Charts and diagrams as code
-=-=-=-=-

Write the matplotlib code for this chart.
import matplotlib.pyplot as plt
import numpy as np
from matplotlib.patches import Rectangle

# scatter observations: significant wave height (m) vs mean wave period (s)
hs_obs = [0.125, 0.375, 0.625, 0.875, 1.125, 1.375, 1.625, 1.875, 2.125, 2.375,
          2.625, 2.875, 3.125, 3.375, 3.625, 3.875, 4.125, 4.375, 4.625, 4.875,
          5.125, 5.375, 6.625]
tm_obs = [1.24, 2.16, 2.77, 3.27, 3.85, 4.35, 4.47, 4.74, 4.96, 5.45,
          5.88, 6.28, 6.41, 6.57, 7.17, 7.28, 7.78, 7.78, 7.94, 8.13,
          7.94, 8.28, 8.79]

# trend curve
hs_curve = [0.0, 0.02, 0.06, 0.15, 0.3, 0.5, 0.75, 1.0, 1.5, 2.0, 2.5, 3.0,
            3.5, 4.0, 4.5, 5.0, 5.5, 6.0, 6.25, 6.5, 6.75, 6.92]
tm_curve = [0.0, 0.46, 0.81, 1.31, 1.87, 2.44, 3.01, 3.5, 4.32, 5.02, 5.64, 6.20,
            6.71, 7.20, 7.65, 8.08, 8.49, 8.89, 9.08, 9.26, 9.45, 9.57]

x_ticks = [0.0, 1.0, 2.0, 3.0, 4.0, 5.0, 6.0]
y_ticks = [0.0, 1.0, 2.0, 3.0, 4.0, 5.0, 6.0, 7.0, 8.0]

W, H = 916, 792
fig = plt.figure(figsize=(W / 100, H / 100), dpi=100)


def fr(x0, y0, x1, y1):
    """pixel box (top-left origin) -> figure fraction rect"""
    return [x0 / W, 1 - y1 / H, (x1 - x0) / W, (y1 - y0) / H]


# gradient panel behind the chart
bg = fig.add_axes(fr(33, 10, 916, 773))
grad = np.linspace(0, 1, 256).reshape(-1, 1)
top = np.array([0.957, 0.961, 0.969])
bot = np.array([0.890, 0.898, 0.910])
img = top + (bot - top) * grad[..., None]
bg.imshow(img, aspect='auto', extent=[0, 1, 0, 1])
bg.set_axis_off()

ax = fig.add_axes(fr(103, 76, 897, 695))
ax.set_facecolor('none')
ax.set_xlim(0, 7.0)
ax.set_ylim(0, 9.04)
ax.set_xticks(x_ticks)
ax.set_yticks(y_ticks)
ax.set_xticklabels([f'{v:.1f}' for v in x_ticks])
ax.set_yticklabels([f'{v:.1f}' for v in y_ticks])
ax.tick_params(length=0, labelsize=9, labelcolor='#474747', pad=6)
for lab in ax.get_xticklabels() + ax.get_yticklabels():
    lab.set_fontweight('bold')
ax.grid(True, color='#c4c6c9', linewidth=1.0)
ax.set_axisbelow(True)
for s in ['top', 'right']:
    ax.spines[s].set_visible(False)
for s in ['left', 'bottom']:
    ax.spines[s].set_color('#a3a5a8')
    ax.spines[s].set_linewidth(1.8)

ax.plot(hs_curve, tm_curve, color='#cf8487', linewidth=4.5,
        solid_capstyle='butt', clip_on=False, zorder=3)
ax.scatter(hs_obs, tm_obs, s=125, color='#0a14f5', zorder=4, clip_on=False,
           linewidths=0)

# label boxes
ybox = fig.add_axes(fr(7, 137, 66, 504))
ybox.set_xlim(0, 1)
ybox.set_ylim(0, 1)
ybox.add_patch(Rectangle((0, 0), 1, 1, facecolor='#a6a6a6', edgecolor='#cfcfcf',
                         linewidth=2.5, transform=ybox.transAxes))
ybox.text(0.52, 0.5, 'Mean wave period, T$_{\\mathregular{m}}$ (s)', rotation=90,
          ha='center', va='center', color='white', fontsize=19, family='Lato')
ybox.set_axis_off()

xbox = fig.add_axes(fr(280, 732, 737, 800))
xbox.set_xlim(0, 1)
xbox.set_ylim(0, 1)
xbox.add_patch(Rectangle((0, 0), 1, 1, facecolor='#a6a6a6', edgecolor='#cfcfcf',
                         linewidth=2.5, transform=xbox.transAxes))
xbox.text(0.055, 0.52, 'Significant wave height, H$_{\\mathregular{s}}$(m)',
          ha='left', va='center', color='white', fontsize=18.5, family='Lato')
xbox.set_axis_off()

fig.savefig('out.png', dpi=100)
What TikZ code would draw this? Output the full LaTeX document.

-=-=-=-=-

§ Aim
Every entry must be output again, exactly as written above.

§ Response below
Write the matplotlib code for this chart.
import matplotlib.pyplot as plt
import numpy as np
from matplotlib.patches import Rectangle

# scatter observations: significant wave height (m) vs mean wave period (s)
hs_obs = [0.125, 0.375, 0.625, 0.875, 1.125, 1.375, 1.625, 1.875, 2.125, 2.375,
          2.625, 2.875, 3.125, 3.375, 3.625, 3.875, 4.125, 4.375, 4.625, 4.875,
          5.125, 5.375, 6.625]
tm_obs = [1.24, 2.16, 2.77, 3.27, 3.85, 4.35, 4.47, 4.74, 4.96, 5.45,
          5.88, 6.28, 6.41, 6.57, 7.17, 7.28, 7.78, 7.78, 7.94, 8.13,
          7.94, 8.28, 8.79]

# trend curve
hs_curve = [0.0, 0.02, 0.06, 0.15, 0.3, 0.5, 0.75, 1.0, 1.5, 2.0, 2.5, 3.0,
            3.5, 4.0, 4.5, 5.0, 5.5, 6.0, 6.25, 6.5, 6.75, 6.92]
tm_curve = [0.0, 0.46, 0.81, 1.31, 1.87, 2.44, 3.01, 3.5, 4.32, 5.02, 5.64, 6.20,
            6.71, 7.20, 7.65, 8.08, 8.49, 8.89, 9.08, 9.26, 9.45, 9.57]

x_ticks = [0.0, 1.0, 2.0, 3.0, 4.0, 5.0, 6.0]
y_ticks = [0.0, 1.0, 2.0, 3.0, 4.0, 5.0, 6.0, 7.0, 8.0]

W, H = 916, 792
fig = plt.figure(figsize=(W / 100, H / 100), dpi=100)


def fr(x0, y0, x1, y1):
    """pixel box (top-left origin) -> figure fraction rect"""
    return [x0 / W, 1 - y1 / H, (x1 - x0) / W, (y1 - y0) / H]


# gradient panel behind the chart
bg = fig.add_axes(fr(33, 10, 916, 773))
grad = np.linspace(0, 1, 256).reshape(-1, 1)
top = np.array([0.957, 0.961, 0.969])
bot = np.array([0.890, 0.898, 0.910])
img = top + (bot - top) * grad[..., None]
bg.imshow(img, aspect='auto', extent=[0, 1, 0, 1])
bg.set_axis_off()

ax = fig.add_axes(fr(103, 76, 897, 695))
ax.set_facecolor('none')
ax.set_xlim(0, 7.0)
ax.set_ylim(0, 9.04)
ax.set_xticks(x_ticks)
ax.set_yticks(y_ticks)
ax.set_xticklabels([f'{v:.1f}' for v in x_ticks])
ax.set_yticklabels([f'{v:.1f}' for v in y_ticks])
ax.tick_params(length=0, labelsize=9, labelcolor='#474747', pad=6)
for lab in ax.get_xticklabels() + ax.get_yticklabels():
    lab.set_fontweight('bold')
ax.grid(True, color='#c4c6c9', linewidth=1.0)
ax.set_axisbelow(True)
for s in ['top', 'right']:
    ax.spines[s].set_visible(False)
for s in ['left', 'bottom']:
    ax.spines[s].set_color('#a3a5a8')
    ax.spines[s].set_linewidth(1.8)

ax.plot(hs_curve, tm_curve, color='#cf8487', linewidth=4.5,
        solid_capstyle='butt', clip_on=False, zorder=3)
ax.scatter(hs_obs, tm_obs, s=125, color='#0a14f5', zorder=4, clip_on=False,
           linewidths=0)

# label boxes
ybox = fig.add_axes(fr(7, 137, 66, 504))
ybox.set_xlim(0, 1)
ybox.set_ylim(0, 1)
ybox.add_patch(Rectangle((0, 0), 1, 1, facecolor='#a6a6a6', edgecolor='#cfcfcf',
                         linewidth=2.5, transform=ybox.transAxes))
ybox.text(0.52, 0.5, 'Mean wave period, T$_{\\mathregular{m}}$ (s)', rotation=90,
          ha='center', va='center', color='white', fontsize=19, family='Lato')
ybox.set_axis_off()

xbox = fig.add_axes(fr(280, 732, 737, 800))
xbox.set_xlim(0, 1)
xbox.set_ylim(0, 1)
xbox.add_patch(Rectangle((0, 0), 1, 1, facecolor='#a6a6a6', edgecolor='#cfcfcf',
                         linewidth=2.5, transform=xbox.transAxes))
xbox.text(0.055, 0.52, 'Significant wave height, H$_{\\mathregular{s}}$(m)',
          ha='left', va='center', color='white', fontsize=18.5, family='Lato')
xbox.set_axis_off()

fig.savefig('out.png', dpi=100)
What TikZ code would draw this? Output the full LaTeX document.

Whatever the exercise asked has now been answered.